▶ WHAT YOU NEED TO DO: The data below should be printed in full, exactly, and without any of its images.

# start of DATA PROVIDED

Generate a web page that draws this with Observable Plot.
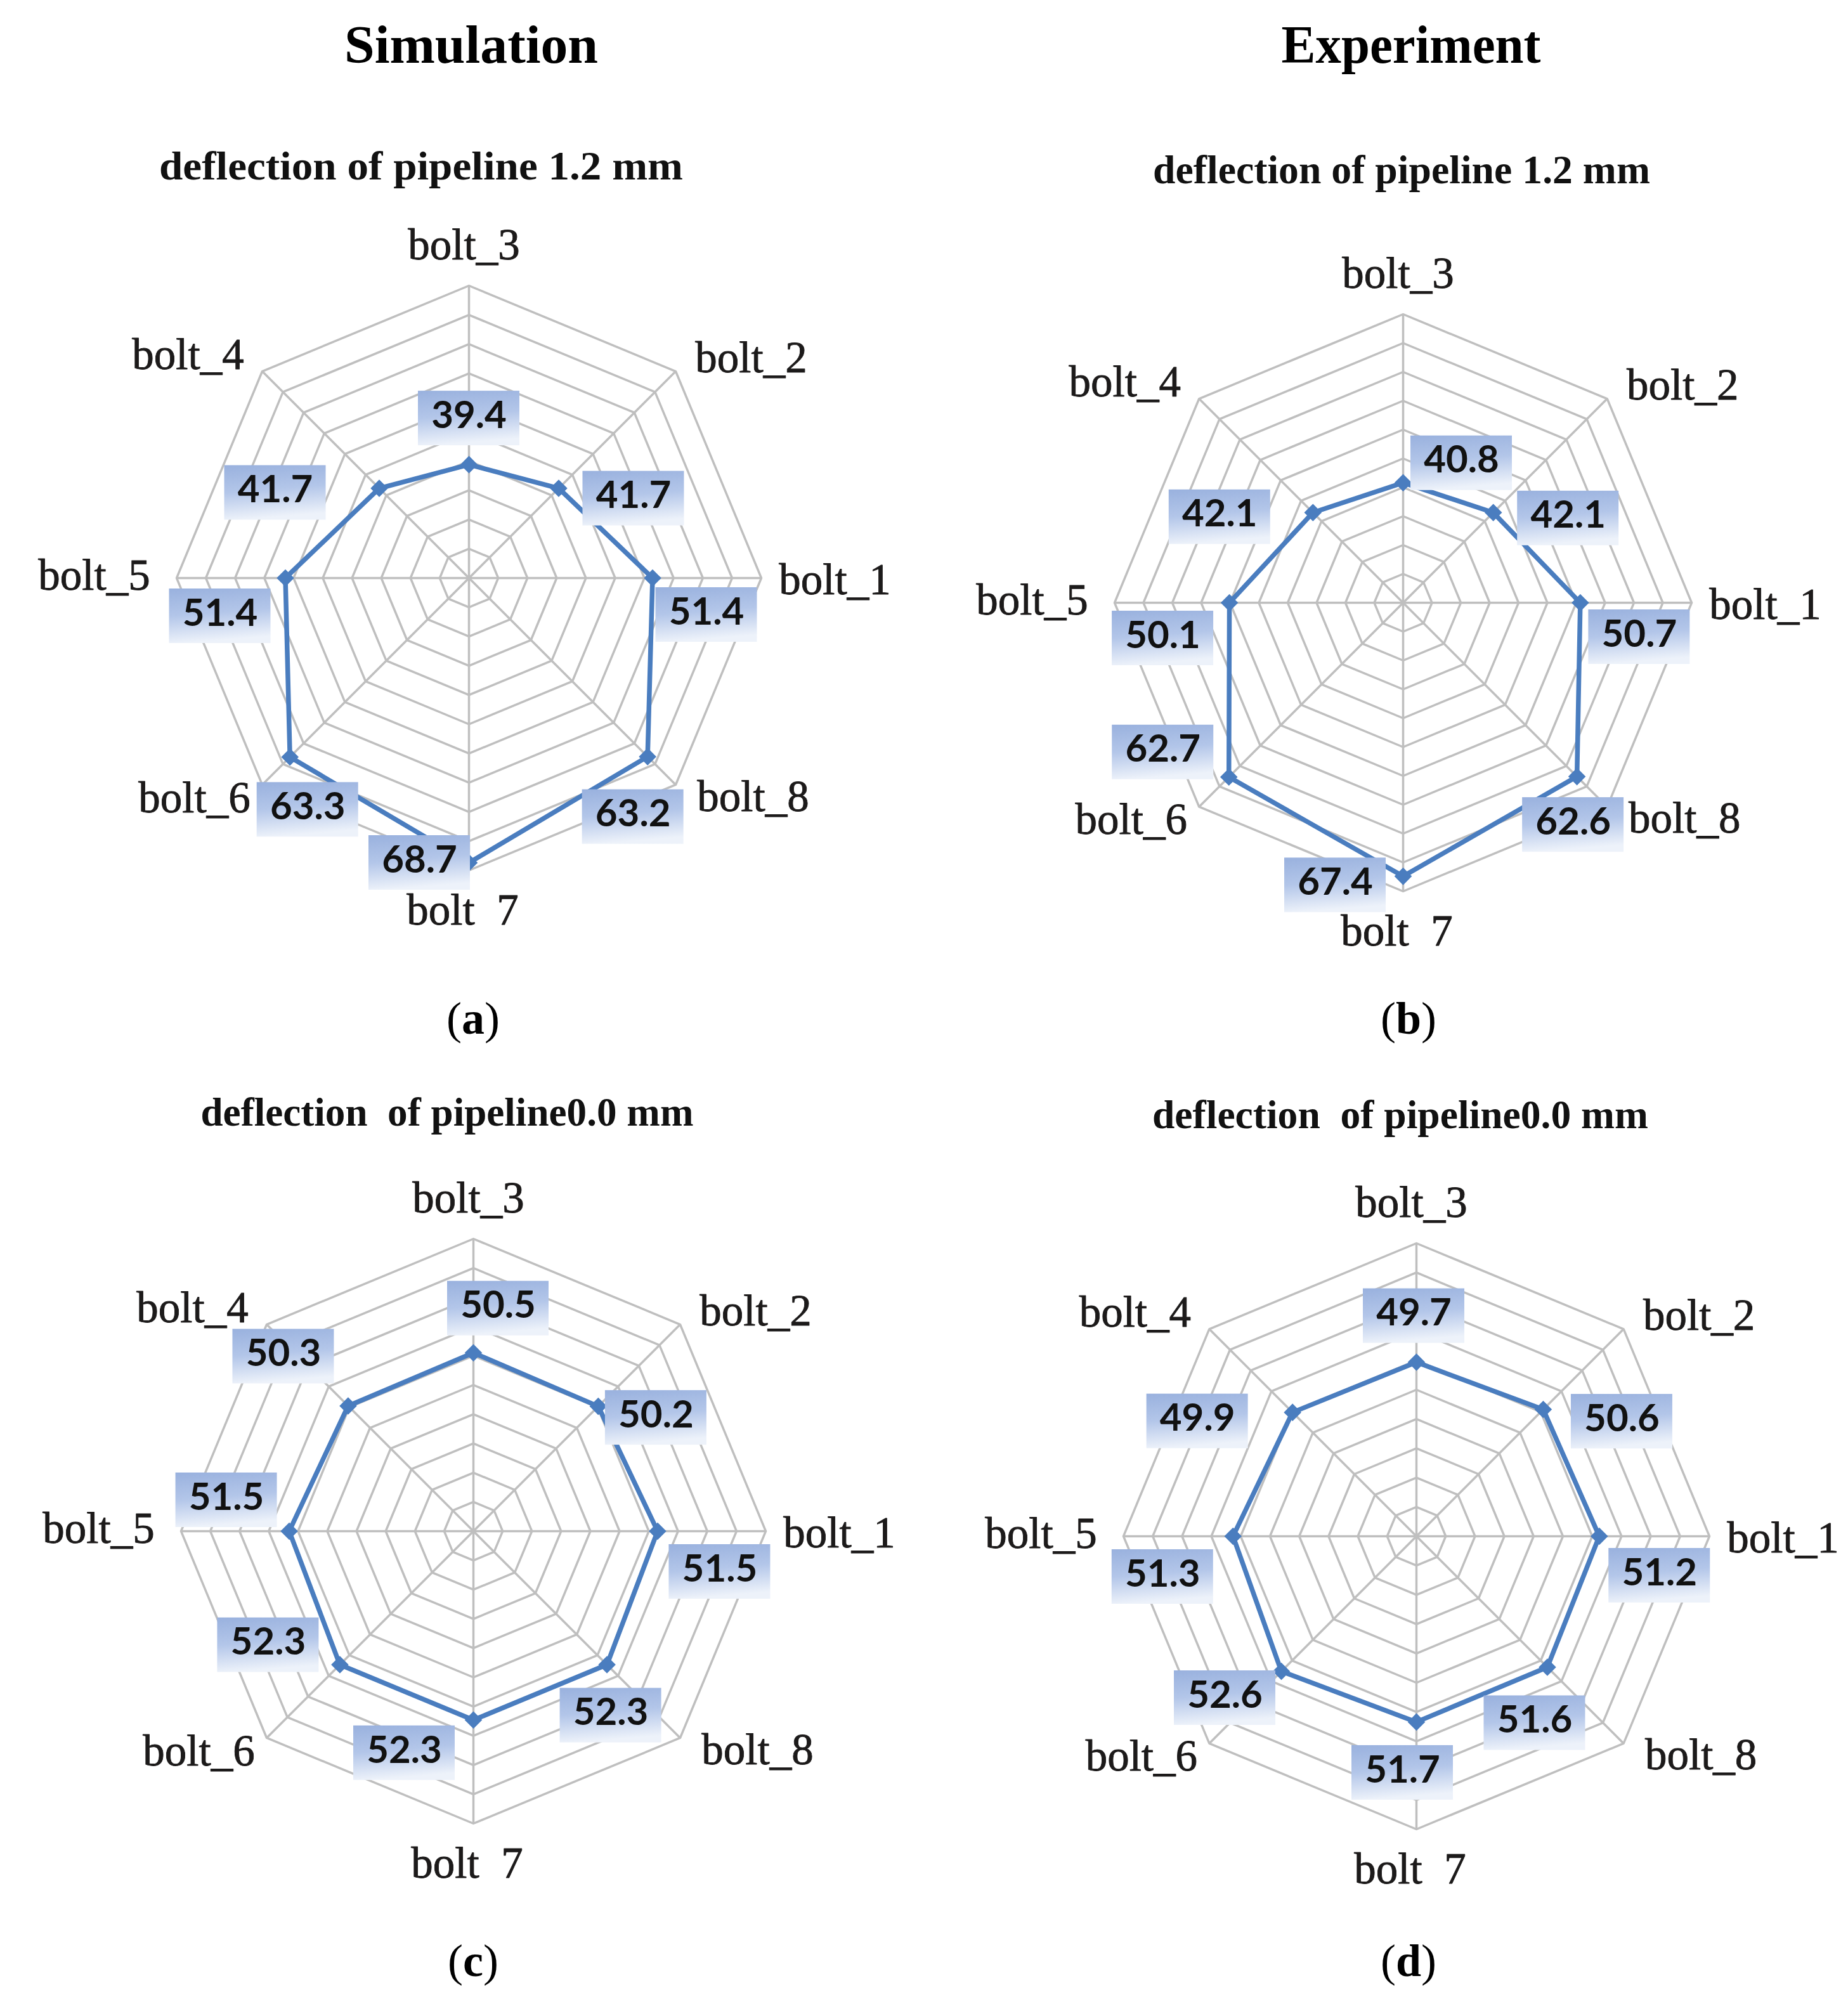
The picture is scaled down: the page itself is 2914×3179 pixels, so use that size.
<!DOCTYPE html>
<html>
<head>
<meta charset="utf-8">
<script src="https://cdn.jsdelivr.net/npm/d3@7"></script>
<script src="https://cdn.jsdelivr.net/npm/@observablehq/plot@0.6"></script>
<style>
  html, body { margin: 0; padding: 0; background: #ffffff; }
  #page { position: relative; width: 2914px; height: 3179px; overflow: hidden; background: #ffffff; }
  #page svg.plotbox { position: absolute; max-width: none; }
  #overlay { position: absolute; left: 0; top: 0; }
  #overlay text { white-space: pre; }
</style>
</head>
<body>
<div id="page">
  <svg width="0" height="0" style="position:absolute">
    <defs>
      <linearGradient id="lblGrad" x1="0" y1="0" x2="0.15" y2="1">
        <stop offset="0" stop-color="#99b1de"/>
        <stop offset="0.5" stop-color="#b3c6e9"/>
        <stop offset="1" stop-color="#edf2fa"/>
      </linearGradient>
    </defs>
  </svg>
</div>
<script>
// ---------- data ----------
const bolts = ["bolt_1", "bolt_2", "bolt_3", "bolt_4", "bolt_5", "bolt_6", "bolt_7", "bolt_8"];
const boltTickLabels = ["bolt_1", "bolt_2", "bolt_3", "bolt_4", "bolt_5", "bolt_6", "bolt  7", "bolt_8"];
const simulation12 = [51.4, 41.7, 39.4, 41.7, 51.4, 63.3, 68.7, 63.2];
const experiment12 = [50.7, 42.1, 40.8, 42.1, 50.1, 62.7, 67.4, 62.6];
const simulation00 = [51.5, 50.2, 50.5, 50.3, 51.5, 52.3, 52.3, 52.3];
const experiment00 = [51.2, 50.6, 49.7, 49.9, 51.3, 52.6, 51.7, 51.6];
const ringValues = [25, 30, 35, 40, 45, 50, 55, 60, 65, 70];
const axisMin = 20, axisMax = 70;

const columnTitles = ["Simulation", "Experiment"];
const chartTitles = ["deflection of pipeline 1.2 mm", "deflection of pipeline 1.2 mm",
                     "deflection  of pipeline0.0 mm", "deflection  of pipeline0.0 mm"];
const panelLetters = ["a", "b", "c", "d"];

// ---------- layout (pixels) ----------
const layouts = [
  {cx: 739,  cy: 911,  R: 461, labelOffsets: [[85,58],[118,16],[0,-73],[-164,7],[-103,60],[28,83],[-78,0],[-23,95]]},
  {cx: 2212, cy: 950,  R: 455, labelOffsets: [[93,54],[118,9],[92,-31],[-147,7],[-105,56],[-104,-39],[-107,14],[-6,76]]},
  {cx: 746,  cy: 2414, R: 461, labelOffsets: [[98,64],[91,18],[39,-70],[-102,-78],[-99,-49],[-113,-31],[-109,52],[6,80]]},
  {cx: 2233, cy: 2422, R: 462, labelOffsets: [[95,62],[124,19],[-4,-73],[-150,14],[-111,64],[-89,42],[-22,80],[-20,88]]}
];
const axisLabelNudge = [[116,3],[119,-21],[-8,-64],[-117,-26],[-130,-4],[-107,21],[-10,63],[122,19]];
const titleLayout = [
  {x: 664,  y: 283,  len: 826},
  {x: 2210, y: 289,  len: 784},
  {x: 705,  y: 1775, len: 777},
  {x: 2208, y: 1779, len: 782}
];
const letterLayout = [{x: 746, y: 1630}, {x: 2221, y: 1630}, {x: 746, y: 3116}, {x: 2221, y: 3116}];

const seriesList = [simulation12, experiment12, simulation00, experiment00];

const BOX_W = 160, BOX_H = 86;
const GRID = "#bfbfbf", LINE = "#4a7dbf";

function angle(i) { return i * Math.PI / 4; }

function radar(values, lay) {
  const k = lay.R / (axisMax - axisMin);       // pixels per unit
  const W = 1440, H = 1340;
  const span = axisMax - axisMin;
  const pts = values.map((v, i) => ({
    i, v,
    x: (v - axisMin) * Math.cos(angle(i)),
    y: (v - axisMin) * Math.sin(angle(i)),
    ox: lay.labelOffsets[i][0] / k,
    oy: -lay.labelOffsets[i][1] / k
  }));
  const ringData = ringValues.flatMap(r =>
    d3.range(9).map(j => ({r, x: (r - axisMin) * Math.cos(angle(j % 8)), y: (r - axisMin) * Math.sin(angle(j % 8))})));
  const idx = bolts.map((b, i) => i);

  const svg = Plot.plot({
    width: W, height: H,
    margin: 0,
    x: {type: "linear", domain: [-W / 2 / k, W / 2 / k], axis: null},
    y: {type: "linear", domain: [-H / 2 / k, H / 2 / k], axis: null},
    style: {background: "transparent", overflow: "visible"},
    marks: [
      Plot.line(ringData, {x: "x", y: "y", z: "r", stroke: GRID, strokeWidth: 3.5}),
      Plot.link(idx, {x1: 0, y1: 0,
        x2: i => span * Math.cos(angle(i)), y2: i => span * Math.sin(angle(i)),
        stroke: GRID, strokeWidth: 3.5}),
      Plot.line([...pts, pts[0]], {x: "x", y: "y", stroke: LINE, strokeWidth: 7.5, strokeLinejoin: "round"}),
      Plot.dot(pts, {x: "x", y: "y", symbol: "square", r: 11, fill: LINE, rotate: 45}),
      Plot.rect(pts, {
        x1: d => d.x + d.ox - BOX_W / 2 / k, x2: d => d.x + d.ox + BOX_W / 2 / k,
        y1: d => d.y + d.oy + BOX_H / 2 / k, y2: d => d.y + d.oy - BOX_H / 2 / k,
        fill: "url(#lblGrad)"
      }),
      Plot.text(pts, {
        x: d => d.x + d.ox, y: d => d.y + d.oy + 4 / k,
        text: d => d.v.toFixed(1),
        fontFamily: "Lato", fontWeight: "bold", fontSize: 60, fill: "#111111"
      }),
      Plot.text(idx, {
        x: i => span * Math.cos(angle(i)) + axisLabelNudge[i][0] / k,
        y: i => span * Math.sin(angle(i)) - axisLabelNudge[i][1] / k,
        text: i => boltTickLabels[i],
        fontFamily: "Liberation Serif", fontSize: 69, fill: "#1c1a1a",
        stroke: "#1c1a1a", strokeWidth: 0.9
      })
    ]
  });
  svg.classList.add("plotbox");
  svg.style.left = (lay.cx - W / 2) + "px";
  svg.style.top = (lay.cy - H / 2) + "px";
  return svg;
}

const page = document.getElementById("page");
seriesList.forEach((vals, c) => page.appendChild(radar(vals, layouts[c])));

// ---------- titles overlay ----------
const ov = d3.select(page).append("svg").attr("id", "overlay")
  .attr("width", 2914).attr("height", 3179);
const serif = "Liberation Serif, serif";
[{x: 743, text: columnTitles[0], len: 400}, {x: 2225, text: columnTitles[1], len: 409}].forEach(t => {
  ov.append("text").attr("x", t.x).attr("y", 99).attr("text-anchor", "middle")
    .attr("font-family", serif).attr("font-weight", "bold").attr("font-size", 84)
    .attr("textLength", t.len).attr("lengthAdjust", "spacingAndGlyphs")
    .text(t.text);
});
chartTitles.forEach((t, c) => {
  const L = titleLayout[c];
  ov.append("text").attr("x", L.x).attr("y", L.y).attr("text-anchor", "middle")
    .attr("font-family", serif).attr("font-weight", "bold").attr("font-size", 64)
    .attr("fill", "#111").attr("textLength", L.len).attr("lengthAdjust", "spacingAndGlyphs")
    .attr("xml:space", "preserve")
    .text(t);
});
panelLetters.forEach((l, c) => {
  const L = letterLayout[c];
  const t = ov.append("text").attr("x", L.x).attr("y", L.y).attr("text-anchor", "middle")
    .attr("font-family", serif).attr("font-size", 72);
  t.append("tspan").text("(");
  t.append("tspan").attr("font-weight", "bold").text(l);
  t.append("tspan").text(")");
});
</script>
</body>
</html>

# end of DATA PROVIDED

▶ RESULT OF THIS TASK:
Generate a web page that draws this with Observable Plot.
The picture is scaled down: the page itself is 2914×3179 pixels, so use that size.
<!DOCTYPE html>
<html>
<head>
<meta charset="utf-8">
<script src="https://cdn.jsdelivr.net/npm/d3@7"></script>
<script src="https://cdn.jsdelivr.net/npm/@observablehq/plot@0.6"></script>
<style>
  html, body { margin: 0; padding: 0; background: #ffffff; }
  #page { position: relative; width: 2914px; height: 3179px; overflow: hidden; background: #ffffff; }
  #page svg.plotbox { position: absolute; max-width: none; }
  #overlay { position: absolute; left: 0; top: 0; }
  #overlay text { white-space: pre; }
</style>
</head>
<body>
<div id="page">
  <svg width="0" height="0" style="position:absolute">
    <defs>
      <linearGradient id="lblGrad" x1="0" y1="0" x2="0.15" y2="1">
        <stop offset="0" stop-color="#99b1de"/>
        <stop offset="0.5" stop-color="#b3c6e9"/>
        <stop offset="1" stop-color="#edf2fa"/>
      </linearGradient>
    </defs>
  </svg>
</div>
<script>
// ---------- data ----------
const bolts = ["bolt_1", "bolt_2", "bolt_3", "bolt_4", "bolt_5", "bolt_6", "bolt_7", "bolt_8"];
const boltTickLabels = ["bolt_1", "bolt_2", "bolt_3", "bolt_4", "bolt_5", "bolt_6", "bolt  7", "bolt_8"];
const simulation12 = [51.4, 41.7, 39.4, 41.7, 51.4, 63.3, 68.7, 63.2];
const experiment12 = [50.7, 42.1, 40.8, 42.1, 50.1, 62.7, 67.4, 62.6];
const simulation00 = [51.5, 50.2, 50.5, 50.3, 51.5, 52.3, 52.3, 52.3];
const experiment00 = [51.2, 50.6, 49.7, 49.9, 51.3, 52.6, 51.7, 51.6];
const ringValues = [25, 30, 35, 40, 45, 50, 55, 60, 65, 70];
const axisMin = 20, axisMax = 70;

const columnTitles = ["Simulation", "Experiment"];
const chartTitles = ["deflection of pipeline 1.2 mm", "deflection of pipeline 1.2 mm",
                     "deflection  of pipeline0.0 mm", "deflection  of pipeline0.0 mm"];
const panelLetters = ["a", "b", "c", "d"];

// ---------- layout (pixels) ----------
const layouts = [
  {cx: 739,  cy: 911,  R: 461, labelOffsets: [[85,58],[118,16],[0,-73],[-164,7],[-103,60],[28,83],[-78,0],[-23,95]]},
  {cx: 2212, cy: 950,  R: 455, labelOffsets: [[93,54],[118,9],[92,-31],[-147,7],[-105,56],[-104,-39],[-107,14],[-6,76]]},
  {cx: 746,  cy: 2414, R: 461, labelOffsets: [[98,64],[91,18],[39,-70],[-102,-78],[-99,-49],[-113,-31],[-109,52],[6,80]]},
  {cx: 2233, cy: 2422, R: 462, labelOffsets: [[95,62],[124,19],[-4,-73],[-150,14],[-111,64],[-89,42],[-22,80],[-20,88]]}
];
const axisLabelNudge = [[116,3],[119,-21],[-8,-64],[-117,-26],[-130,-4],[-107,21],[-10,63],[122,19]];
const titleLayout = [
  {x: 664,  y: 283,  len: 826},
  {x: 2210, y: 289,  len: 784},
  {x: 705,  y: 1775, len: 777},
  {x: 2208, y: 1779, len: 782}
];
const letterLayout = [{x: 746, y: 1630}, {x: 2221, y: 1630}, {x: 746, y: 3116}, {x: 2221, y: 3116}];

const seriesList = [simulation12, experiment12, simulation00, experiment00];

const BOX_W = 160, BOX_H = 86;
const GRID = "#bfbfbf", LINE = "#4a7dbf";

function angle(i) { return i * Math.PI / 4; }

function radar(values, lay) {
  const k = lay.R / (axisMax - axisMin);       // pixels per unit
  const W = 1440, H = 1340;
  const span = axisMax - axisMin;
  const pts = values.map((v, i) => ({
    i, v,
    x: (v - axisMin) * Math.cos(angle(i)),
    y: (v - axisMin) * Math.sin(angle(i)),
    ox: lay.labelOffsets[i][0] / k,
    oy: -lay.labelOffsets[i][1] / k
  }));
  const ringData = ringValues.flatMap(r =>
    d3.range(9).map(j => ({r, x: (r - axisMin) * Math.cos(angle(j % 8)), y: (r - axisMin) * Math.sin(angle(j % 8))})));
  const idx = bolts.map((b, i) => i);

  const svg = Plot.plot({
    width: W, height: H,
    margin: 0,
    x: {type: "linear", domain: [-W / 2 / k, W / 2 / k], axis: null},
    y: {type: "linear", domain: [-H / 2 / k, H / 2 / k], axis: null},
    style: {background: "transparent", overflow: "visible"},
    marks: [
      Plot.line(ringData, {x: "x", y: "y", z: "r", stroke: GRID, strokeWidth: 3.5}),
      Plot.link(idx, {x1: 0, y1: 0,
        x2: i => span * Math.cos(angle(i)), y2: i => span * Math.sin(angle(i)),
        stroke: GRID, strokeWidth: 3.5}),
      Plot.line([...pts, pts[0]], {x: "x", y: "y", stroke: LINE, strokeWidth: 7.5, strokeLinejoin: "round"}),
      Plot.dot(pts, {x: "x", y: "y", symbol: "square", r: 11, fill: LINE, rotate: 45}),
      Plot.rect(pts, {
        x1: d => d.x + d.ox - BOX_W / 2 / k, x2: d => d.x + d.ox + BOX_W / 2 / k,
        y1: d => d.y + d.oy + BOX_H / 2 / k, y2: d => d.y + d.oy - BOX_H / 2 / k,
        fill: "url(#lblGrad)"
      }),
      Plot.text(pts, {
        x: d => d.x + d.ox, y: d => d.y + d.oy + 4 / k,
        text: d => d.v.toFixed(1),
        fontFamily: "Lato", fontWeight: "bold", fontSize: 60, fill: "#111111"
      }),
      Plot.text(idx, {
        x: i => span * Math.cos(angle(i)) + axisLabelNudge[i][0] / k,
        y: i => span * Math.sin(angle(i)) - axisLabelNudge[i][1] / k,
        text: i => boltTickLabels[i],
        fontFamily: "Liberation Serif", fontSize: 69, fill: "#1c1a1a",
        stroke: "#1c1a1a", strokeWidth: 0.9
      })
    ]
  });
  svg.classList.add("plotbox");
  svg.style.left = (lay.cx - W / 2) + "px";
  svg.style.top = (lay.cy - H / 2) + "px";
  return svg;
}

const page = document.getElementById("page");
seriesList.forEach((vals, c) => page.appendChild(radar(vals, layouts[c])));

// ---------- titles overlay ----------
const ov = d3.select(page).append("svg").attr("id", "overlay")
  .attr("width", 2914).attr("height", 3179);
const serif = "Liberation Serif, serif";
[{x: 743, text: columnTitles[0], len: 400}, {x: 2225, text: columnTitles[1], len: 409}].forEach(t => {
  ov.append("text").attr("x", t.x).attr("y", 99).attr("text-anchor", "middle")
    .attr("font-family", serif).attr("font-weight", "bold").attr("font-size", 84)
    .attr("textLength", t.len).attr("lengthAdjust", "spacingAndGlyphs")
    .text(t.text);
});
chartTitles.forEach((t, c) => {
  const L = titleLayout[c];
  ov.append("text").attr("x", L.x).attr("y", L.y).attr("text-anchor", "middle")
    .attr("font-family", serif).attr("font-weight", "bold").attr("font-size", 64)
    .attr("fill", "#111").attr("textLength", L.len).attr("lengthAdjust", "spacingAndGlyphs")
    .attr("xml:space", "preserve")
    .text(t);
});
panelLetters.forEach((l, c) => {
  const L = letterLayout[c];
  const t = ov.append("text").attr("x", L.x).attr("y", L.y).attr("text-anchor", "middle")
    .attr("font-family", serif).attr("font-size", 72);
  t.append("tspan").text("(");
  t.append("tspan").attr("font-weight", "bold").text(l);
  t.append("tspan").text(")");
});
</script>
</body>
</html>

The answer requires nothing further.